«Ella cada día se despierta con una sonrisa, feliz» –comentaba mi esposa acerca de nuestra hija Paz, que tiene tan solo tres meses de vida, mientras caminábamos en la tarde.
Quizás -pensaba yo-, lo que sucede es que ella no tiene conocimiento ampliado sobre el mundo, no conoce los detalles sobre la vida humana, la aflicción, el sufrimiento, el dolor, todo lo que se encuentra en este mundo bajo el pecado. Ella despierta, y ve a su madre, ve a su padre, está cuidada; sus padres la alimentan, la protegen, la defienden, y están con ella siempre… Ella no debe preocuparse -concluía en mi mente- tiene todo lo que necesita para ser feliz.

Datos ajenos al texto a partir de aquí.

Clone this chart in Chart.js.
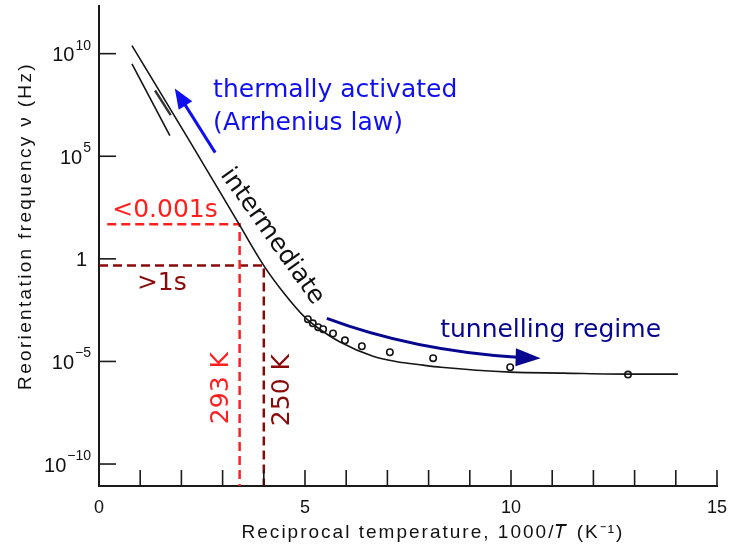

Pero por un momento me detuve a pensar… ¿y qué de mi? Yo soy un cristiano, he sido salvado del pecado por la gracia de Dios… y en verdad, no conozco todos los detalles de la vida debajo del sol, no conozco todos los detalles de mi salvación, ni conozco lo que me depara el día de mañana… pero, a la vez, tengo un Padre Celestial que cada día me cuida, me alimenta, me protege, me defiende, y está conmigo siempre… ¿de qué debo preocuparme? ¿acaso no tengo todo lo que necesito para estar feliz cada día al despertar?
El gozo más grande del cristiano es saber que su vida está en Cristo, ¡y nada, ni nadie, lo podrá separar de ese amor maravilloso! Por qué no pensé eso inmediatamente cuando oí ese comentario de mi esposa… no sé, ¿no será que a veces en el afán diario perdemos de vista lo más importante? Que hemos sido salvados por medio del sacrificio de Cristo en la cruz de la ira justa y el justo juicio de Dios que nos esperaba. Por gracia. Y que mirando la eternidad, ¡es lo más importante! Estaré por siempre en la presencia gloriosa de mi amado Dios. Miramos demasiado lo «micro» que nos perdemos el gozo inmutable de la realidad «macro» que está por encima de nosotros.
Hay cosas que mi hija con su conocimiento y yo con mi conocimiento, tenemos en común: mi hija no sabe lo que su padre sabe sobre la vida. Yo tampoco sé lo que mi Padre sabe sobre la vida. Mi hija no debe preocuparse por nada de su sustento ni de su abrigo porque su padre sabe de qué tiene necesidad. Yo tampoco debo preocuparme, porque mi Padre sabe de qué tengo necesidad. Mi hija no sabe cuánto su padre la ama. Y yo tampoco sé cuánto mi Padre me ama. Aunque, a decir verdad, la Biblia me muestra una medida: de tal manera me amó que entregó por mi a su Hijo (Jn. 3:16).
Jesús nos anticipó: « Estas cosas os he hablado para que en mí tengáis paz. En el mundo tendréis aflicción; pero confiad, yo he vencido al mundo» (Jn. 16:33); en el mundo tendremos aflicciones, vamos a atravesar dolores y sufrimientos. Pero Jesús nos da un contraste de gran gozo: Él ha vencido al mundo. Ante la realidad cotidiana de aflicciones, Jesús nos muestra una realidad mucho más trascendente: su victoria. No perdamos de vista lo más importante, no nos distraigamos de las verdades más generales y básicas, pero que a la vez, son las columnas de nuestra fe. Una salvación tan grande no nos debe de dejar de maravillar cada día. No perdamos de vista lo que al final de cuentas marcará la diferencia:
«El que tiene al Hijo tiene la vida, y el que no tiene al Hijo de Dios, no tiene la vida» (1 Jn. 5:12).